En una escena anterior, los chicos entran a un cuarto y
hallan un revólver. La casa se encuentra sola, la madre de Armando no está, o
duerme en uno de las habitaciones superiores. Se podría inferir, por los
detalles que no escapan al ojo del narrador, que detrás de cada ornamento, cada
cuadro, cada mesa, cada jarrón de flores que adornan los rincones, está la
estética del traqueto, del sicario que cuelga en la sala de la casa un enorme
cuadro del Sagrado Corazón, o del Cristo crucificado, para que nada lo dañe.
Los chicos juegan con el revólver, que no está cargado.
Armando le explica a su compañero --que solo los ha visto en las series
policiacas de televisión-- el mecanismo del arma: cómo se acciona el gatillo,
el número del calibre y lo que pasa cuando se dispara.

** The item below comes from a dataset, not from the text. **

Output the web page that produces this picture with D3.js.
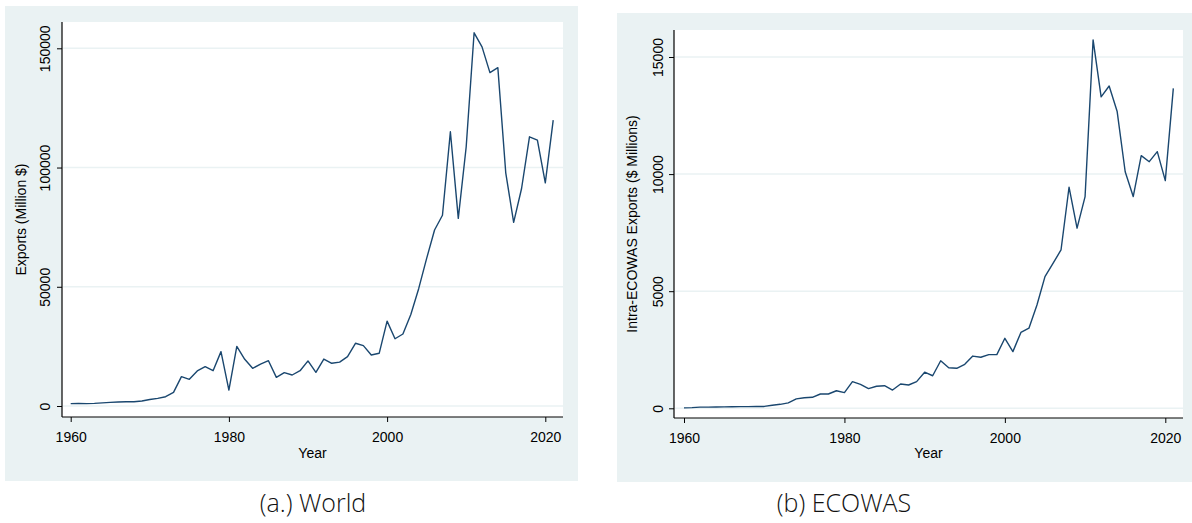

Armando le confiesa a su amigo que se vengará. La casa, que
antes estaba adornada de cortinas y tapetes caros, de objetos de porcelana y
otros materiales, empieza a perder su opulencia. Se infiere que la madre, ante
la falta de dinero, se ha visto en la necesidad de vender muchas de las cosas
que había comprado el marido muerto. Hay en esta imagen una remisión a esa
metáfora de la decadencia, de la ruina que se hace visible en las paredes de la
casa, en la escasez de alimentos y en ese estado de locura en el que parece
transitar el muchacho que ha sufrido la muerte repentina de su progenitor. La
madre, al final, decide poner en venta la casa en donde ha vivido casi toda su
vida y abandonar el barrio. Esta noticia golpea al chico tan fuerte como la
desaparición del padre. En ese tránsito descubre, o escucha, que el asesino de
su “viejo” es otro policía, un oficial de la institución que desempeña un cargo
importante. “Un teniente que se la tenía montada”, afirma. Desde entonces
empieza a desvariar, pierde peso y se hace mucho más delgado. Su mirada,
siempre fija en un punto perdido, sus conversaciones consigo mismo y sus
movimientos espasmódicos, ponen en alerta a su madre, que, con la ayuda de un
psiquiatra, decide internarlo en una clínica de reposo.
Es aquí donde la historia da un vuelco de 180 grados y el
lector puede pensar que a lo largo de las casi ochenta páginas del libro el
narrador solo le ha estado “mamando gallo”.
*Profesional en Lingüística y Literatura de la Universidad
de Cartagena y magíster en comunicación de la Universidad del Norte.